In the United States, the U.S. Attorney's Office prosecutes most white collar crimes. During the federal investigation preceding the prosecution, U.S. Attorneys will work closely with federal agents to gather evidence. When the prosecutor feels the government has enough evidence to proceed, the suspect in the white-collar crime will be brought before a grand jury. If the jury finds that the evidence supports charges, the accused will be indicted.
Following a recent federal investigation, the U.S. Attorney's Office in Southern California announced that two women from Contra Costa County were among seven indicted on criminal charges stemming from a mortgage fraud scam.

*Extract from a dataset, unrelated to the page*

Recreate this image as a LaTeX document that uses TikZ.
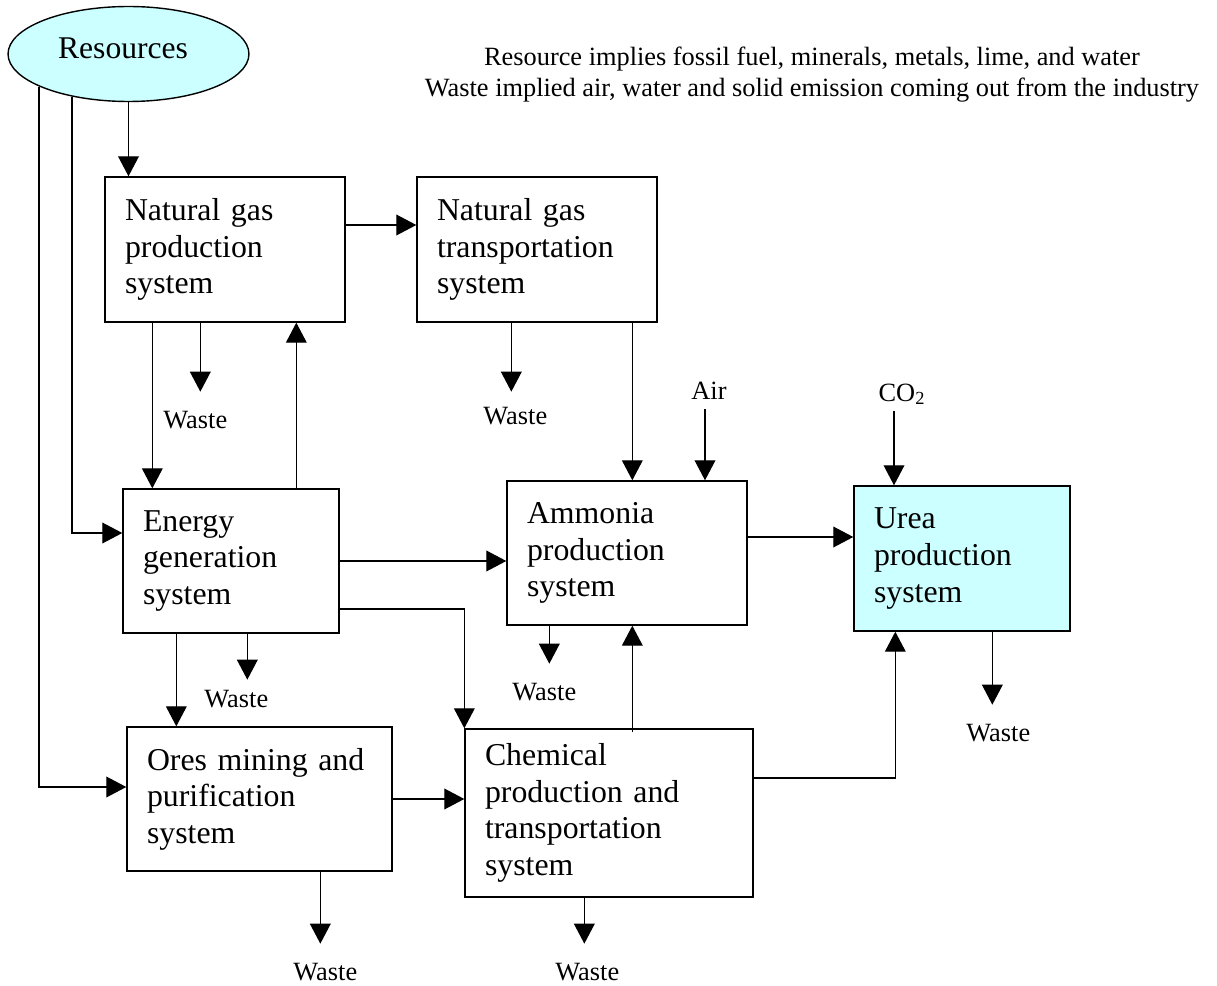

A federal grand jury indicted the 38-year-old from Richmond and the 46-year-old from San Pablo on charges including mail and wire fraud, as well as making false statements in a scam involving the purchase of homes.

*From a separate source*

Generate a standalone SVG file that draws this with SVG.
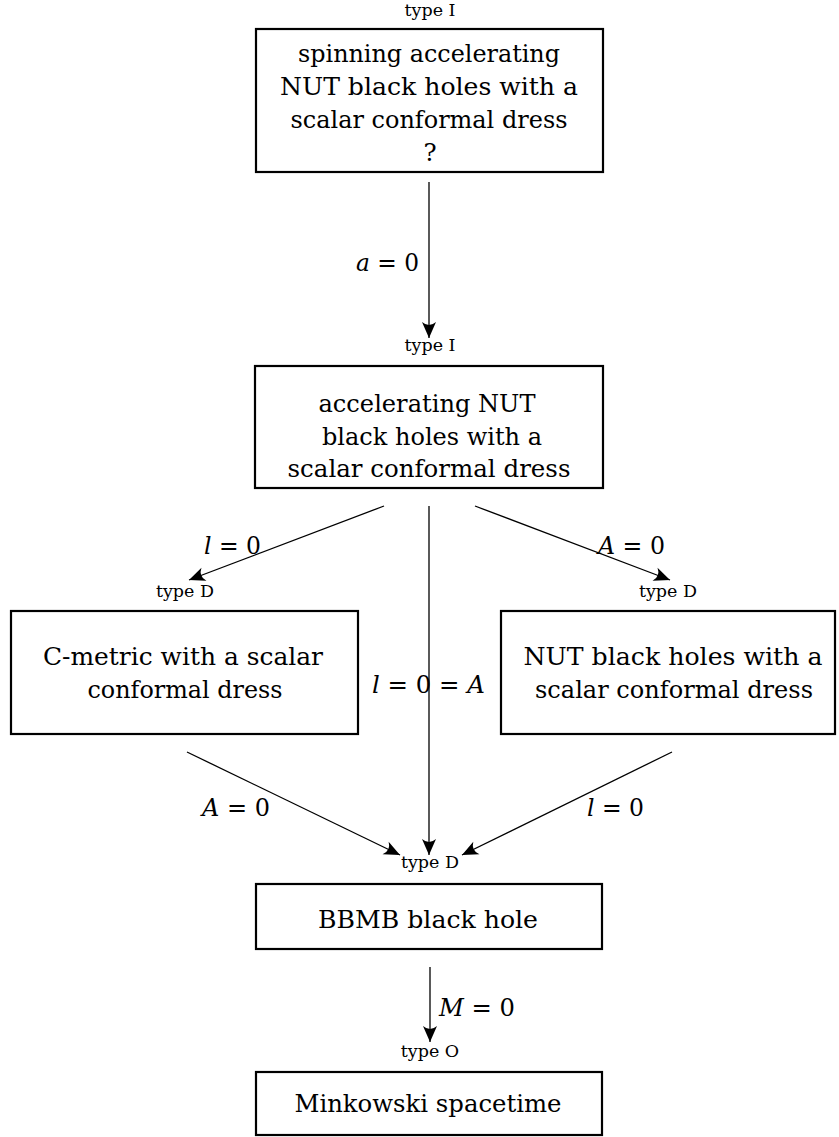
<svg xmlns="http://www.w3.org/2000/svg" width="839" height="1137" viewBox="0 0 839 1137">
<style>
.box{fill:#fff;stroke:#000;stroke-width:2.2}
.t{font-family:"DejaVu Serif","Liberation Serif",serif;font-size:24.5px;fill:#000;text-anchor:middle}
.m{font-family:"DejaVu Serif","Liberation Serif",serif;font-size:24.5px;fill:#000}
.i{font-style:italic}
.ty{font-family:"DejaVu Serif",serif;font-size:17.5px;fill:#000;text-anchor:middle}
.c{fill:none;stroke:#000;stroke-width:1.3}
</style>
<defs>
<marker id="ah" viewBox="-18 -9 20 18" markerWidth="20" markerHeight="18" refX="0" refY="0" orient="auto" markerUnits="userSpaceOnUse">
<path d="M0,0 L-16,-7 Q-10,0 -16,7 Z" fill="#000"/>
</marker>
</defs>
<rect width="839" height="1137" fill="#fff"/>

<g id="connectors">
<line class="c" x1="429" y1="182" x2="429" y2="338" marker-end="url(#ah)"/>
<line class="c" x1="384" y1="506" x2="189" y2="580" marker-end="url(#ah)"/>
<line class="c" x1="475" y1="506" x2="670" y2="580" marker-end="url(#ah)"/>
<line class="c" x1="429" y1="506" x2="429" y2="855" marker-end="url(#ah)"/>
<line class="c" x1="187" y1="752" x2="400" y2="855" marker-end="url(#ah)"/>
<line class="c" x1="672" y1="752" x2="462" y2="855" marker-end="url(#ah)"/>
<line class="c" x1="430" y1="967" x2="430" y2="1042" marker-end="url(#ah)"/>
<text class="m" x="356" y="271" textLength="63" lengthAdjust="spacingAndGlyphs"><tspan class="i">a</tspan> = 0</text>
<text class="m" x="204" y="554" textLength="57" lengthAdjust="spacingAndGlyphs"><tspan class="i">l</tspan> = 0</text>
<text class="m" x="598" y="554" textLength="67" lengthAdjust="spacingAndGlyphs"><tspan class="i">A</tspan> = 0</text>
<text class="m" x="372" y="693" textLength="113" lengthAdjust="spacingAndGlyphs"><tspan class="i">l</tspan> = 0 = <tspan class="i">A</tspan></text>
<text class="m" x="202" y="816" textLength="68" lengthAdjust="spacingAndGlyphs"><tspan class="i">A</tspan> = 0</text>
<text class="m" x="587" y="816" textLength="57" lengthAdjust="spacingAndGlyphs"><tspan class="i">l</tspan> = 0</text>
<text class="m" x="439" y="1016" textLength="76" lengthAdjust="spacingAndGlyphs"><tspan class="i">M</tspan> = 0</text>
</g>

<g id="n1">
<text class="ty" x="430" y="16">type I</text>
<rect class="box" x="256" y="29" width="347" height="143"/>
<text class="t" x="429" y="62" textLength="262" lengthAdjust="spacingAndGlyphs">spinning accelerating</text>
<text class="t" x="429" y="95" textLength="298" lengthAdjust="spacingAndGlyphs">NUT black holes with a</text>
<text class="t" x="429" y="128" textLength="277" lengthAdjust="spacingAndGlyphs">scalar conformal dress</text>
<text class="t" x="430" y="161">?</text>
</g>

<g id="n2">
<text class="ty" x="430" y="351">type I</text>
<rect class="box" x="255" y="366" width="348" height="122"/>
<text class="t" x="427" y="412" textLength="217" lengthAdjust="spacingAndGlyphs">accelerating NUT</text>
<text class="t" x="432" y="445" textLength="220" lengthAdjust="spacingAndGlyphs">black holes with a</text>
<text class="t" x="429" y="477" textLength="283" lengthAdjust="spacingAndGlyphs">scalar conformal dress</text>
</g>

<g id="n3">
<text class="ty" x="185" y="597">type D</text>
<rect class="box" x="11" y="611" width="347" height="123"/>
<text class="t" x="183" y="665" textLength="280" lengthAdjust="spacingAndGlyphs">C-metric with a scalar</text>
<text class="t" x="185" y="698" textLength="195" lengthAdjust="spacingAndGlyphs">conformal dress</text>
</g>

<g id="n4">
<text class="ty" x="668" y="597">type D</text>
<rect class="box" x="501" y="611" width="334" height="123"/>
<text class="t" x="673" y="665" textLength="299" lengthAdjust="spacingAndGlyphs">NUT black holes with a</text>
<text class="t" x="674" y="698" textLength="278" lengthAdjust="spacingAndGlyphs">scalar conformal dress</text>
</g>

<g id="n5">
<text class="ty" x="430" y="868">type D</text>
<rect class="box" x="256" y="884" width="346" height="65"/>
<text class="t" x="428" y="928" textLength="220" lengthAdjust="spacingAndGlyphs">BBMB black hole</text>
</g>

<g id="n6">
<text class="ty" x="430" y="1057">type O</text>
<rect class="box" x="256" y="1072" width="346" height="63"/>
<text class="t" x="428" y="1112" textLength="267" lengthAdjust="spacingAndGlyphs">Minkowski spacetime</text>
</g>
</svg>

According to the federal indictment, the scheme involved a developer who built and sold real estate in California, two California licensed real estate sellers who recruited straw buyers for the properties, two out of state parties who assisted the group by moving cash and concealing funds, and the two women mentioned above. According to the complaint, the women's role was to help prepare fraudulent loan documentation for the purchases.

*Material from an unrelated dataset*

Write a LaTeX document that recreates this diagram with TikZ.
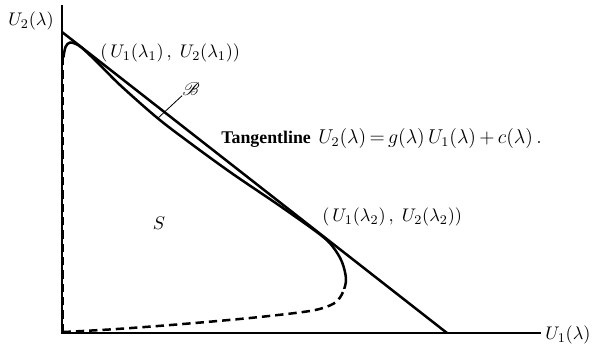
\documentclass[tikz,border=0pt]{standalone}
\usepackage{fontspec}
\usepackage{mathrsfs}
\newfontfamily\tlfont{Liberation Serif}
\begin{document}
\begin{tikzpicture}[x=0.6pt,y=-0.6pt,
  axis/.style={line width=1pt},
  curve/.style={line width=1.5pt, line join=round, line cap=round},
  dcurve/.style={line width=1.5pt, dash pattern=on 5pt off 3pt},
  lbl/.style={inner sep=0pt, font=\fontsize{10.95}{13}\selectfont}]
\useasboundingbox (0,0) rectangle (597,348);
% axes
\coordinate (O) at (62,333);
\coordinate (Ytop) at (62,5);
\coordinate (Xend) at (541,333);
\draw[axis] (Ytop) -- (O) -- (Xend);
% tangent line
\coordinate (T1) at (62,32);
\coordinate (T2) at (447,333);
\draw[curve] (T1) -- (T2);
% boundary curve B: solid above y=289, dashed below
\def\bcurve{plot[smooth, tension=0.55] coordinates {
 (63.5,57) (65.5,47) (70,42.5) (78,45) (86,51.5) (100,65) (120,85) (155,116)
 (182,137) (230,172) (280,206) (320,234.5) (333,247) (342,262) (346,279)
 (343,292) (336,302) (323,308) (303,312) (250,318) (183,324) (117,329) (64,332)}}
\begin{scope}
\clip (0,0) rectangle (597,289);
\draw[curve] \bcurve;
\end{scope}
\begin{scope}
\clip (0,289) rectangle (597,348);
\draw[dcurve] \bcurve;
\end{scope}
\draw[line width=0.8pt, dash pattern=on 5pt off 3pt] (63.5,332) -- (63.5,58);
% labels
\node[lbl, anchor=west] (xl) at (545,335) {$U_1(\lambda)$};
\node[lbl] (yl) at (31,21) {$U_2(\lambda)$};
\node[lbl, anchor=west] (p1) at (100,53) {$(\,U_1(\lambda_1)\,,\;U_2(\lambda_1))$};
\node[lbl, anchor=west] (p2) at (322,217) {$(\,U_1(\lambda_2)\,,\;U_2(\lambda_2))$};
\node[inner sep=0pt, anchor=west, font=\fontsize{10.7}{12}\selectfont\tlfont\bfseries] (tl) at (221,139) {Tangentline};
\node[inner sep=0pt, anchor=west, font=\fontsize{12}{14}\selectfont] (eq) at (318,139) {$U_2(\lambda)\,{=}\,g(\lambda)\,U_1(\lambda)\,{+}\,c(\lambda)\,.$};
\node[lbl] (S) at (159,223) {$S$};
\node[lbl] (B) at (191,89) {$\mathscr{B}$};
\coordinate (Bend) at (157,119);
\draw[line width=0.5pt] (B.south west) -- (Bend);
\end{tikzpicture}
\end{document}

As with any criminal prosecution, there are many unknowns in federal white collar crime prosecutions. From the beginning, it is vital that those accused of white-collar crimes seek the assistance of an attorney. The prosecution of white-collar crime can vary dramatically, with some insiders becoming whistleblowers, while others become defendants. How these decisions play out is just as much a result of a good defense as it is a fair prosecution.